Когда философия превращается в искусство
словесно-понятийной артистичности, интеллектуального щегольства, она перестает
быть философией. Когда музыканты устремляются к звуковой виртуозности и к
артистическому эффекту, они теряют музыку, ее сущностную истину. Когда режиссер
стремится показать максимум игровых возможностей своего коллектива, он теряет
пьесу, ее целостную "жизнь-в-себе". И т.д., и т.д.
Вот
почему для тех, кто мечтал прорваться сквозь морок, в том числе сквозь морок
конвенций, искусство – ловушка. Оно – сладкая иллюзия истины.

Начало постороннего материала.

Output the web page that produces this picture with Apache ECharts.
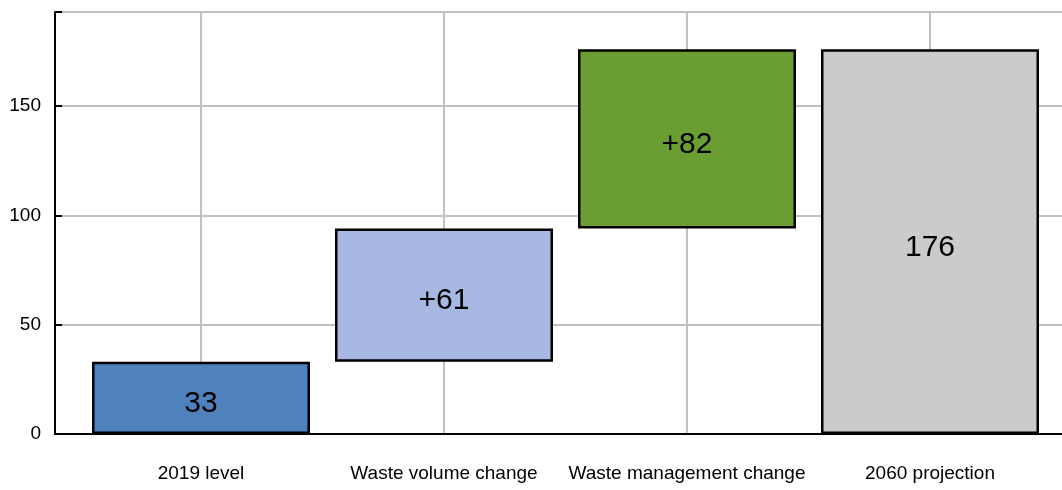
<!DOCTYPE html>
<html>
<head>
<meta charset="utf-8">
<script src="https://cdn.jsdelivr.net/npm/echarts@6/dist/echarts.min.js"></script>
<style>html,body{margin:0;padding:0;background:#fff;}#c{width:1062px;height:490px;}</style>
</head>
<body>
<div id="c"></div>
<script>
const categories = ['2019 level', 'Waste volume change', 'Waste management change', '2060 projection'];
const baseValues = [0, 33, 94, 0];
const deltaValues = [33, 61, 82, 176];
const valueLabels = ['33', '+61', '+82', '176'];
const barColors = ['#4f81bd', '#a7b8e2', '#6b9e32', '#cbcbcb'];
const yTicks = [0, 50, 100, 150];

const FONT = 'Liberation Sans, Arial, sans-serif';
const chart = echarts.init(document.getElementById('c'));
chart.setOption({
  animation: false,
  backgroundColor: '#fff',
  grid: [
    {left: 55, right: 0, top: 12, bottom: 56},
    {left: 201, right: 132, top: 12, bottom: 56}
  ],
  xAxis: [
    {gridIndex: 0, type: 'value', min: 0, max: 1, position: 'bottom',
     axisLine: {show: true, onZero: false, lineStyle: {color: '#000', width: 2}},
     axisTick: {show: false}, axisLabel: {show: false}, splitLine: {show: false}},
    {gridIndex: 0, type: 'value', min: 0, max: 1, position: 'top',
     axisLine: {show: true, lineStyle: {color: '#000', width: 1.5}},
     axisTick: {show: false}, axisLabel: {show: false}, splitLine: {show: false}},
    {gridIndex: 1, type: 'category', data: categories, boundaryGap: false,
     axisLine: {show: false}, axisTick: {show: false},
     axisLabel: {margin: 30, fontSize: 19, color: '#000', fontFamily: FONT, interval: 0},
     splitLine: {show: true, lineStyle: {color: '#c0c0c0', width: 2}}}
  ],
  yAxis: [
    {gridIndex: 0, type: 'value', min: 0, max: 193, interval: 50,
     axisLine: {show: true, lineStyle: {color: '#000', width: 2}},
     axisTick: {show: true, inside: true, length: 7, lineStyle: {color: '#000', width: 2}},
     axisLabel: {margin: 14, fontSize: 19, color: '#000', fontFamily: FONT,
       formatter: v => yTicks.indexOf(v) >= 0 ? String(v) : ''},
     splitLine: {show: true, lineStyle: {color: '#c0c0c0', width: 2}}},
    {gridIndex: 1, type: 'value', min: 0, max: 193, interval: 50, show: false,
     splitLine: {show: false}}
  ],
  series: [
    {type: 'bar', xAxisIndex: 2, yAxisIndex: 1, stack: 'w', barWidth: 218, clip: false,
     itemStyle: {color: 'transparent', borderWidth: 0}, silent: true,
     data: baseValues},
    {type: 'bar', xAxisIndex: 2, yAxisIndex: 1, stack: 'w', barWidth: 218, clip: false,
     data: deltaValues.map((v, i) => ({value: v, itemStyle: {color: barColors[i]}})),
     itemStyle: {borderColor: '#000', borderWidth: 2.5},
     label: {show: true, position: 'inside', offset: [0, 6], fontSize: 30, color: '#000',
       fontFamily: FONT, formatter: p => valueLabels[p.dataIndex]}}
  ]
});
</script>
</body>
</html>
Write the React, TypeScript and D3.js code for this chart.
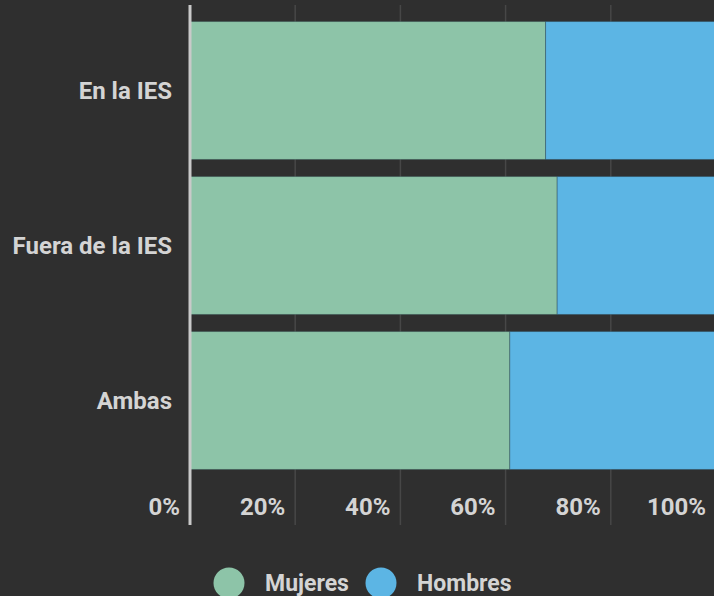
import React, {useRef, useEffect} from 'react';
import * as d3 from 'd3';

const categories = ['En la IES', 'Fuera de la IES', 'Ambas'];
const seriesNames = ['Mujeres', 'Hombres'];
const mujeres = [67.6, 69.8, 60.8];
const hombres = [32.4, 30.2, 39.2];
const tickValues = [0, 20, 40, 60, 80, 100];
const colors = ['#8dc4a8', '#5cb5e4'];

export default function App(){

    const svgRef = useRef(null);

    useEffect(() => {
        const width = 714;
        const height = 596;
        const svg = d3.select(svgRef.current);
        svg.selectAll('*').remove();

        svg.append('rect')
            .attr('width', width)
            .attr('height', height)
            .attr('fill', '#2f2f2f');

        const rows = categories.map((c, i) => ({cat: c, Mujeres: mujeres[i], Hombres: hombres[i]}));
        const stacked = d3.stack().keys(seriesNames)(rows);

        const xScale = d3.scaleLinear().domain([0, 100]).range([190, 716]);
        const yScale = d3.scaleBand()
            .domain(categories)
            .range([13, 478])
            .paddingInner(0.11)
            .paddingOuter(0.055);

        const font = 'Roboto, "Noto Sans", sans-serif';

        // grid lines
        svg.append('g')
            .selectAll('line')
            .data(tickValues.slice(1))
            .join('line')
            .attr('x1', d => xScale(d))
            .attr('x2', d => xScale(d))
            .attr('y1', 5)
            .attr('y2', 525)
            .attr('stroke', '#474747')
            .attr('stroke-width', 1.5);

        // bars
        const groups = svg.append('g')
            .selectAll('g')
            .data(stacked)
            .join('g')
            .attr('fill', (d, i) => colors[i]);

        groups.selectAll('rect')
            .data(d => d)
            .join('rect')
            .attr('x', d => xScale(d[0]))
            .attr('width', d => xScale(d[1]) - xScale(d[0]))
            .attr('y', d => yScale(d.data.cat))
            .attr('height', yScale.bandwidth())
            .attr('stroke', 'rgba(40,60,70,0.35)')
            .attr('stroke-width', 1);

        // axis line
        svg.append('line')
            .attr('x1', xScale(0))
            .attr('x2', xScale(0))
            .attr('y1', 5)
            .attr('y2', 525)
            .attr('stroke', '#c9c9c9')
            .attr('stroke-width', 3);

        // category labels
        svg.append('g')
            .selectAll('text')
            .data(categories)
            .join('text')
            .attr('x', 172)
            .attr('y', d => yScale(d) + yScale.bandwidth() / 2)
            .attr('dy', '0.36em')
            .attr('text-anchor', 'end')
            .attr('font-family', font)
            .attr('font-weight', 'bold')
            .attr('font-size', 24)
            .attr('fill', '#d4d4d4')
            .text(d => d);

        // tick labels
        svg.append('g')
            .selectAll('text')
            .data(tickValues)
            .join('text')
            .attr('x', d => xScale(d) - 10)
            .attr('y', 515)
            .attr('text-anchor', 'end')
            .attr('font-family', font)
            .attr('font-weight', 'bold')
            .attr('font-size', 24)
            .attr('fill', '#d4d4d4')
            .text(d => d + '%');

        // legend
        const legendX = [229, 381];
        const legend = svg.append('g')
            .selectAll('g')
            .data(seriesNames)
            .join('g')
            .attr('transform', (d, i) => `translate(${legendX[i]}, 583)`);
        legend.append('circle')
            .attr('r', 15.5)
            .attr('fill', (d, i) => colors[i]);
        legend.append('text')
            .attr('x', 36)
            .attr('y', 8)
            .attr('font-family', font)
            .attr('font-weight', 'bold')
            .attr('font-size', 23)
            .attr('fill', '#d4d4d4')
            .text(d => d);
    }, []);

    return(
        <svg
            ref={svgRef}
            width={714}
            height={596}
            style={{position: 'absolute', top: 0, left: 0, display: 'block'}}
        />
    );
}
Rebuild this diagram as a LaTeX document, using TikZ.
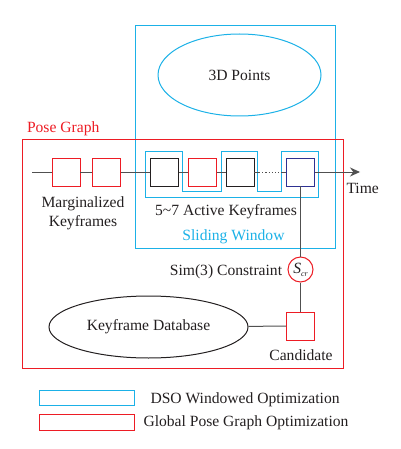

Высшее, на что
способен поэт (в любой области) – ощущать иногда пограничье, интуитивно трогать
зыбкую грань, отделяющую мир, запертый в слова, символы, в концепции смыслов, и
мир несказáнный, Никем не
проговоренный и не могущий быть проговоренным: вечный Клад.
Вот
почему мы выброшены в слова как в эрзац; весь наш цивилизационный мир потому и
враждебен универсуму и самой Земле в ее сакральной загадке, что он насквозь
стал эрзационным, превращающим реальность в понятийную виртуальность, в систему
измышлено-воображаемого, абстрактного, миражного.
С
помощью панлогизма человечество соорудило исторический проект, поставив себя
(благодаря обожествлению интеллекта) над
сущим. Оно попыталось обмануть себя, объявив интеллектуализм сакральным
мистическим даром. Словесный язык в качестве панлогизма (“поиск смысла
вселенной”) – это кость, которую нам бросили, эта кость, которую мы грызем и
грызем, полагая, что там что-то есть. Но в этой игре есть лишь самовозбуждение
эго. Миллионы эго, рычащие друг на друга возле этой кости.